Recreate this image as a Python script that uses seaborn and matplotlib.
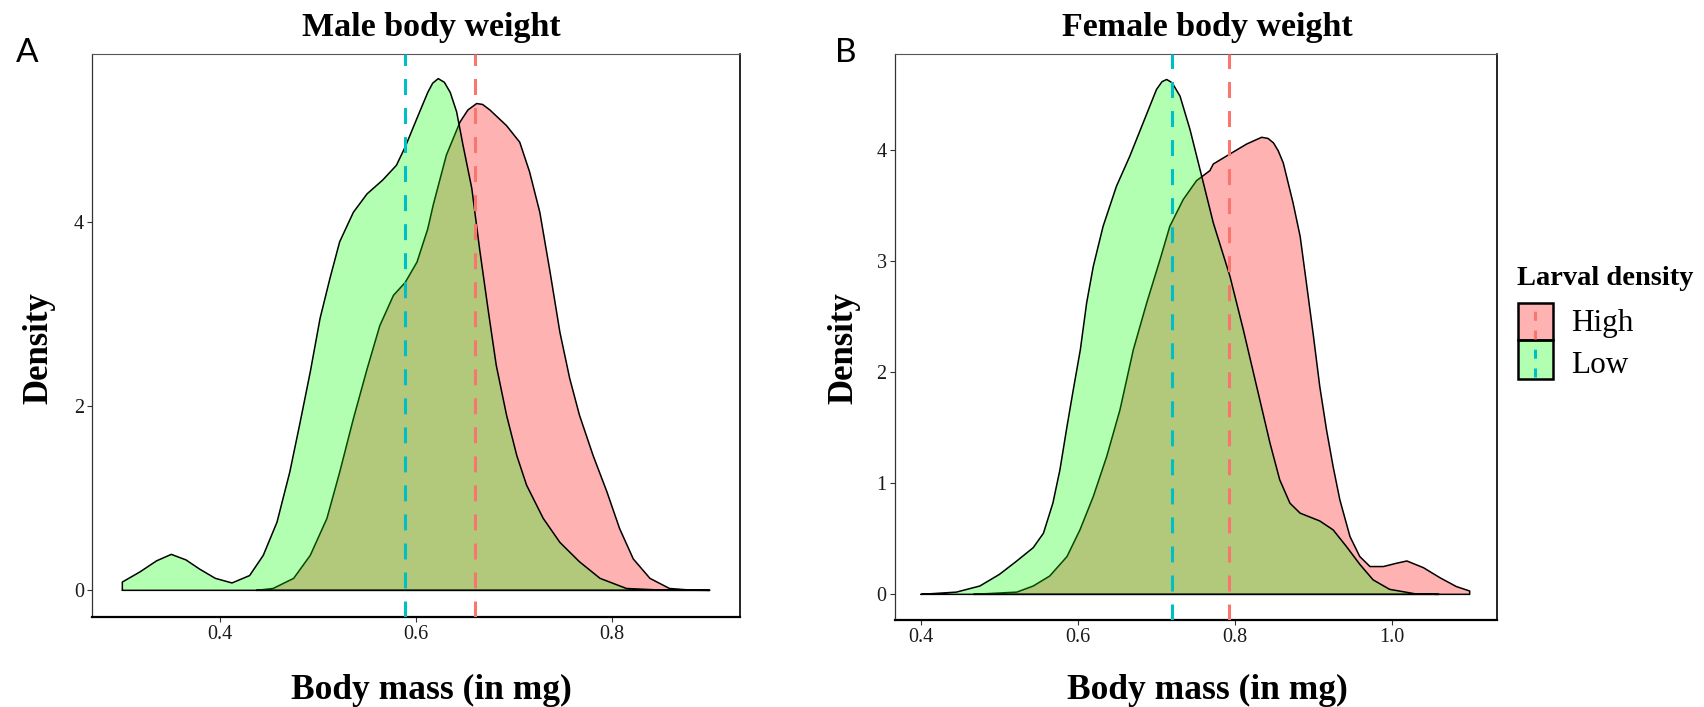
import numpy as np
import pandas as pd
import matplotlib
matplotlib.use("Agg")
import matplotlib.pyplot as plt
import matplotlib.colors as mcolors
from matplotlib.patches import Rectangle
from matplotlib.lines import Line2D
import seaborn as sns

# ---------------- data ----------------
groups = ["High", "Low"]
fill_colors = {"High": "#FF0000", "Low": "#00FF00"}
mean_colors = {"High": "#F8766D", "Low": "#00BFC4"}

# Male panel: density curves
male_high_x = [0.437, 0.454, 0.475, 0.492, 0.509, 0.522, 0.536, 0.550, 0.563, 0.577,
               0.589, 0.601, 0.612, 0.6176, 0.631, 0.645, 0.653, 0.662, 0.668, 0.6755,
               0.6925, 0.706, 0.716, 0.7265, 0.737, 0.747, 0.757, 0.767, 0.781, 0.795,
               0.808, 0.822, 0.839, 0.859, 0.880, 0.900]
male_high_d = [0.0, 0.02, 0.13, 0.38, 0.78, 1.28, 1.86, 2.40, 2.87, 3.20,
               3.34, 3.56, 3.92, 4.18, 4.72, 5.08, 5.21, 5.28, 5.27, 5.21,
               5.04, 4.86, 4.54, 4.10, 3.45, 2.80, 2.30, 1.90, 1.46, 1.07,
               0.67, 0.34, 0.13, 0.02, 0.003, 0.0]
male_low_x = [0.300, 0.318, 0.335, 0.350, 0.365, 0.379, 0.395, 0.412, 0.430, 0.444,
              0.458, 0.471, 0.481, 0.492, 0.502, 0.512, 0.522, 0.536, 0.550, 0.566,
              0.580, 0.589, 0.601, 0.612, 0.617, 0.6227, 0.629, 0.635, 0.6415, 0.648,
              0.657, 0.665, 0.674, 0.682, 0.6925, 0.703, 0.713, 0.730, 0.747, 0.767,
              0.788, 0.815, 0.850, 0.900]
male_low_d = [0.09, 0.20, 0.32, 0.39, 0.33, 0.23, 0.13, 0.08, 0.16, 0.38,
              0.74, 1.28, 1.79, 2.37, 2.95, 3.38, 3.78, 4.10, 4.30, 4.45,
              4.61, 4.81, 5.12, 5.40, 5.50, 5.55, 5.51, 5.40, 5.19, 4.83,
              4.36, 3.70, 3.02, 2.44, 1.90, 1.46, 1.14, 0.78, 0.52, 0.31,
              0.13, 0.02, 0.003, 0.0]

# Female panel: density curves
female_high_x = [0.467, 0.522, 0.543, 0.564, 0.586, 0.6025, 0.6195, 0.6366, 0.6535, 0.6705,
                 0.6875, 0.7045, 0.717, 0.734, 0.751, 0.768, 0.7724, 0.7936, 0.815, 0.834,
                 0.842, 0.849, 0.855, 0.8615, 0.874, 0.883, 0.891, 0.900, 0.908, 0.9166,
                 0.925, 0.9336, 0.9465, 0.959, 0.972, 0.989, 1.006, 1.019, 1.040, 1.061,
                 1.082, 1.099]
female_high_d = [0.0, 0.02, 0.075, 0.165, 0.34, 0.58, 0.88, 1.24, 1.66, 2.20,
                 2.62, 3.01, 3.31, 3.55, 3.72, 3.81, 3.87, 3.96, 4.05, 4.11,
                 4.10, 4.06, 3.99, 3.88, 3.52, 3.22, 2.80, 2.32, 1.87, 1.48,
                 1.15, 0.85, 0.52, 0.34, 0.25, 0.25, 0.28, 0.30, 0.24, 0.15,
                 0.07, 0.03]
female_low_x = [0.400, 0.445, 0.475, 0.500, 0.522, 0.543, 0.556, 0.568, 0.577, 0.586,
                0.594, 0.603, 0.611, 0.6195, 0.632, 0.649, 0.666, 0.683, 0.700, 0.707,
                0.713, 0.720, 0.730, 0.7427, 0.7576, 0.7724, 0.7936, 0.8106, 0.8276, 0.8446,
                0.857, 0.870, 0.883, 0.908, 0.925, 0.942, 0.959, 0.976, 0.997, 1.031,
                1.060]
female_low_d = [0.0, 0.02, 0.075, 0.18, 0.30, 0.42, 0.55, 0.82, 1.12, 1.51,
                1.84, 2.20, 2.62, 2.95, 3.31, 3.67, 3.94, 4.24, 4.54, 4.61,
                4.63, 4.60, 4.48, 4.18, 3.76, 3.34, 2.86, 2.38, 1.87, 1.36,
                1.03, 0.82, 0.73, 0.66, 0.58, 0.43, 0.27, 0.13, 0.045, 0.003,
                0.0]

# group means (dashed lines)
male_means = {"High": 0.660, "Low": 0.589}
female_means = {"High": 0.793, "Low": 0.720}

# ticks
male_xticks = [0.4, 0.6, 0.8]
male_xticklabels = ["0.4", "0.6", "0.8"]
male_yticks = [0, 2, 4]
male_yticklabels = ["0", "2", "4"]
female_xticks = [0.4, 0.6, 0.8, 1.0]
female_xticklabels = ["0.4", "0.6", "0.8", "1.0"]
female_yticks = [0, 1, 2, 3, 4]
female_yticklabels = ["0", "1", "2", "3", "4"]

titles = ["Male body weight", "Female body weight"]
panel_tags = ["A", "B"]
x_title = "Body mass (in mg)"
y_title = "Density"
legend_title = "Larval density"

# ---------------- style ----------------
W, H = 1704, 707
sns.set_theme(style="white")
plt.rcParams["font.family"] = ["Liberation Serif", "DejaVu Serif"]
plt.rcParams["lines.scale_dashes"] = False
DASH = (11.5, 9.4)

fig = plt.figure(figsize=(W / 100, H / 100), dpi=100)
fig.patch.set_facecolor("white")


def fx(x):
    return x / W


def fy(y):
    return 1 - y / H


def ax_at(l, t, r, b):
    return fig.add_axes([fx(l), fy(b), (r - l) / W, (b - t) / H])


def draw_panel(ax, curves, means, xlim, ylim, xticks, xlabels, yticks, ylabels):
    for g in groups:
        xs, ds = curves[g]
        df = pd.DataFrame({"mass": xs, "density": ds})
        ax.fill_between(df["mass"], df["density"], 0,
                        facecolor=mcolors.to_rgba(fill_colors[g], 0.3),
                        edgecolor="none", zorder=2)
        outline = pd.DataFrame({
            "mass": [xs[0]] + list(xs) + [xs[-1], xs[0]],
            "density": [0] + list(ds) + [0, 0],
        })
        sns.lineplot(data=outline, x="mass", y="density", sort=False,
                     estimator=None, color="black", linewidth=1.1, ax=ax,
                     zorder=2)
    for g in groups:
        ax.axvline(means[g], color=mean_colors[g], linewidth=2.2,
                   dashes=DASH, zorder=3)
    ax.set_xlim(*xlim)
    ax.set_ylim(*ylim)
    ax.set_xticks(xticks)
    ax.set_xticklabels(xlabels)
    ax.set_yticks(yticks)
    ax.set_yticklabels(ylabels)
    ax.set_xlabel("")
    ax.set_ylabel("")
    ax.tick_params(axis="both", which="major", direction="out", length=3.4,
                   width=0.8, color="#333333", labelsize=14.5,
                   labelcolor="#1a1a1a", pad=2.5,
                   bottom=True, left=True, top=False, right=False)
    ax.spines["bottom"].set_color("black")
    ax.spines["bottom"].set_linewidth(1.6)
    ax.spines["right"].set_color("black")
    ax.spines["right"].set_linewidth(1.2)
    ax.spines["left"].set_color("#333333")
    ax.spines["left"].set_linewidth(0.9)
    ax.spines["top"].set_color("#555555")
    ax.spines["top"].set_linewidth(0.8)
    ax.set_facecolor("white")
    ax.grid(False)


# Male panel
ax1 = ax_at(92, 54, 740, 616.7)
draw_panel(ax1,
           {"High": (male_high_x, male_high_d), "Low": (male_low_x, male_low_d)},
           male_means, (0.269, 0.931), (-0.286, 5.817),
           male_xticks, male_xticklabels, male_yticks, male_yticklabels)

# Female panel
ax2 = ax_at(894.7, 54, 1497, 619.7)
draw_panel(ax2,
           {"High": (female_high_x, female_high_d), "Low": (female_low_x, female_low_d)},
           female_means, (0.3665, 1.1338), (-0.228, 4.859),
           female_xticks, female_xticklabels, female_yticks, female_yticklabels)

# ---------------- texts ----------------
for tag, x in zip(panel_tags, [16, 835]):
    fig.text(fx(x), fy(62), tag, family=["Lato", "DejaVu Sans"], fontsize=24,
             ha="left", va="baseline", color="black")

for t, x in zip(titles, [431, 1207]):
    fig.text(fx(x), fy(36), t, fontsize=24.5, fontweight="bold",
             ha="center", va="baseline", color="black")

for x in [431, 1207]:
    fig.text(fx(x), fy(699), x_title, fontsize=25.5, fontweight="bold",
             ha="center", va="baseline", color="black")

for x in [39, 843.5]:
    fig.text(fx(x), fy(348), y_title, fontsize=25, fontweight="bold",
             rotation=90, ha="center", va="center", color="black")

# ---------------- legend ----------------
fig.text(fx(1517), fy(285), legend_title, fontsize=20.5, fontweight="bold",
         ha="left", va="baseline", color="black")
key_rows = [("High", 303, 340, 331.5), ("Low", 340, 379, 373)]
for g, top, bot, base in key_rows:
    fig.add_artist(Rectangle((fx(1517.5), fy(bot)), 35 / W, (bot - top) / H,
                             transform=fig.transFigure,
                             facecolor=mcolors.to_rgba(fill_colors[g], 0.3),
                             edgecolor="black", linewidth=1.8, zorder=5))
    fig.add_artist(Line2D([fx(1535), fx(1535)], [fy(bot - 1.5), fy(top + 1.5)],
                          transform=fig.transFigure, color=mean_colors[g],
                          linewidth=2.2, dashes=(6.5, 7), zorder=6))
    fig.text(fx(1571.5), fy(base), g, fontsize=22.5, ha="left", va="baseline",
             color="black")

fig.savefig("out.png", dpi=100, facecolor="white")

======

### [Task]
Write out each line of the listing above, exactly, from its first line to the line holding "import seaborn as sns", inclusive. Skip the pictures.

### [Output for this task]
Recreate this image as a Python script that uses seaborn and matplotlib.
import numpy as np
import pandas as pd
import matplotlib
matplotlib.use("Agg")
import matplotlib.pyplot as plt
import matplotlib.colors as mcolors
from matplotlib.patches import Rectangle
from matplotlib.lines import Line2D
import seaborn as sns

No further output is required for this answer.